Tawfik announced last year the ministry’s plan to sell the land of 14 companies, out of 25 owned by the government, and to use the proceeds in developing the spinning and weaving companies. The Ministry of Public Enterprise expects revenues from the sales to reach between LE25 and LE27 billion, with these being directed towards implementing a comprehensive development plan for the textile and weaving sector.
Tawfik said the 14 plots were located in residential areas, which required changing their zoning from industrial to residential use before offering them for sale.
Alaa Fekri, a member of the Real Estate Investment Division at the Cairo Chamber of Commerce, said the offerings would be successful if market conditions were taken into account, since the majority of the companies were suffering liquidity problems.

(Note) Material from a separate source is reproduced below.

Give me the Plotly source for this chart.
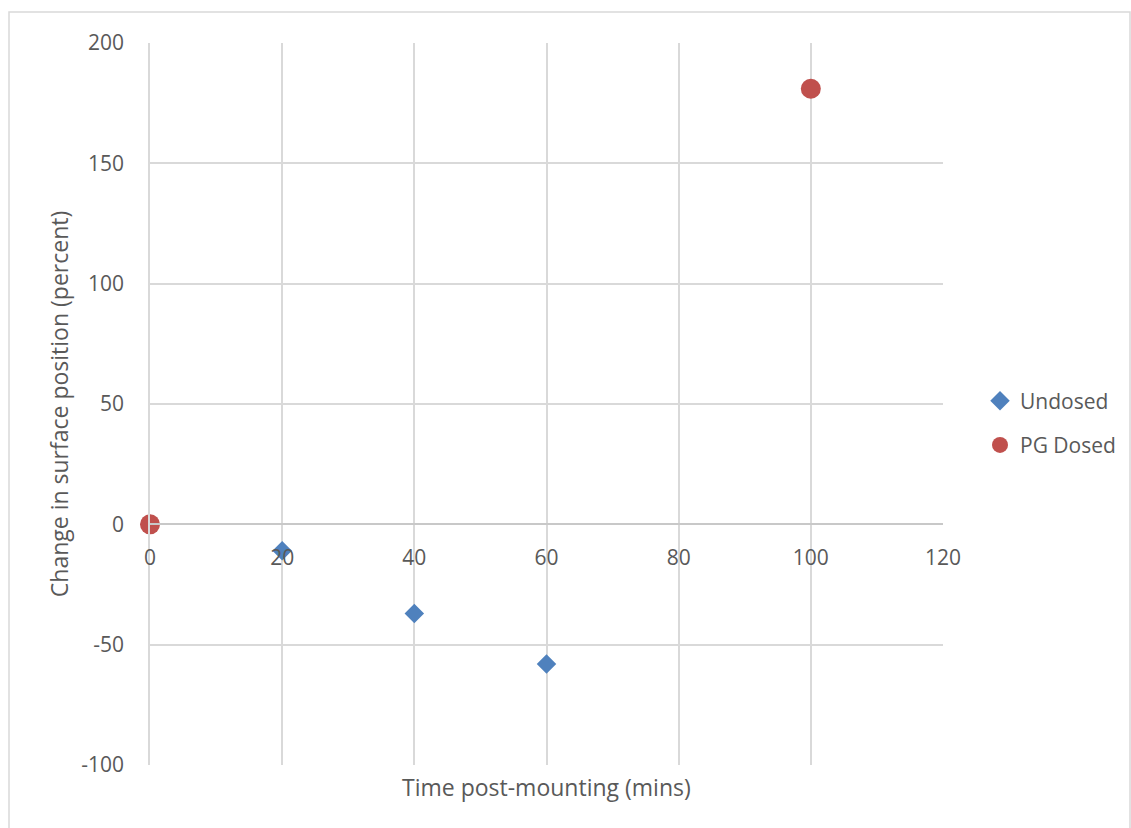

Down payments should be set at a suitable price with installments extended over an adequate period to enable buyers to purchase the land, he added.
Until 2005, investors had paid in installments without interest payments, he said. Later, the New Urban Communities Authority had imposed interest payments on installments, adding to purchasers’ liabilities.
“If the land is marketed in attractive ways, there will be many requests to buy it, particularly as much of it is located in premium areas,” Fekri said.
The government started selling public-enterprise sector land some months ago to pay off the debts of the companies concerned to the National Investment Bank, the Tax Authority, and various insurance companies, in addition to developing the companies themselves.
The Heliopolis Company for Housing and Development, affiliated to the Holding Company for Housing and Development, announced in June that it had auctioned off eight plots of land between 27 May and 17 June.
In September, the Ministry of Public Enterprise and the Ministry of Housing witnessed a cooperation protocol between the New Urban Communities Authority and the companies affiliated to the Cotton and Textile Industries Holding Company, one of the companies of the Ministry of Public Enterprise, to develop land the companies own.
According to the protocol, the New Urban Communities Authority would prepare a plan to make the best use of the land and gain the most revenue. It would also issue the needed licences, approve the division of the land under development, design and construct the infrastructure, implement construction work, and offer units for sale.
Ahmed Mustafa, chair of the Cotton and Textile Industries Holding Company, said the company was committed to obtaining the approval of the Supreme Council for Planning and Urban Development to change the use of the land designated in the protocol to mixed-used development, obtain a certificate to this effect from the Alexandria governorate, and pay 15 per cent of the net worth to the governorate in return for changing the licences.
The Holding Company for Cotton and Textile Industries is preparing to offer 16 unused plots of land to private-sector investors for new projects. Mustafa said the plots ranged between 5,000 and 25,000 square metres in size.
If the plots offered for sale are located in less up-market areas, they could be used to build middle-class housing projects in partnership with the state, Fekri said. The land could be provided without charge, he suggested, in return for the state obtaining a number of units.
Tarek Shoukri, president of the Real Estate Investment Chamber at the Federation of Egyptian Industries, believes that the sale of the plots is a good way of providing more land for construction in places that suffer from a scarcity of it, such as in the Delta.
He added that the timing was suitable for sale through the New Urban Communities Authority and that the pricing should be decided according to location.
*A version of this article appears in print in the 12 December, 2019 edition of Al-Ahram Weekly.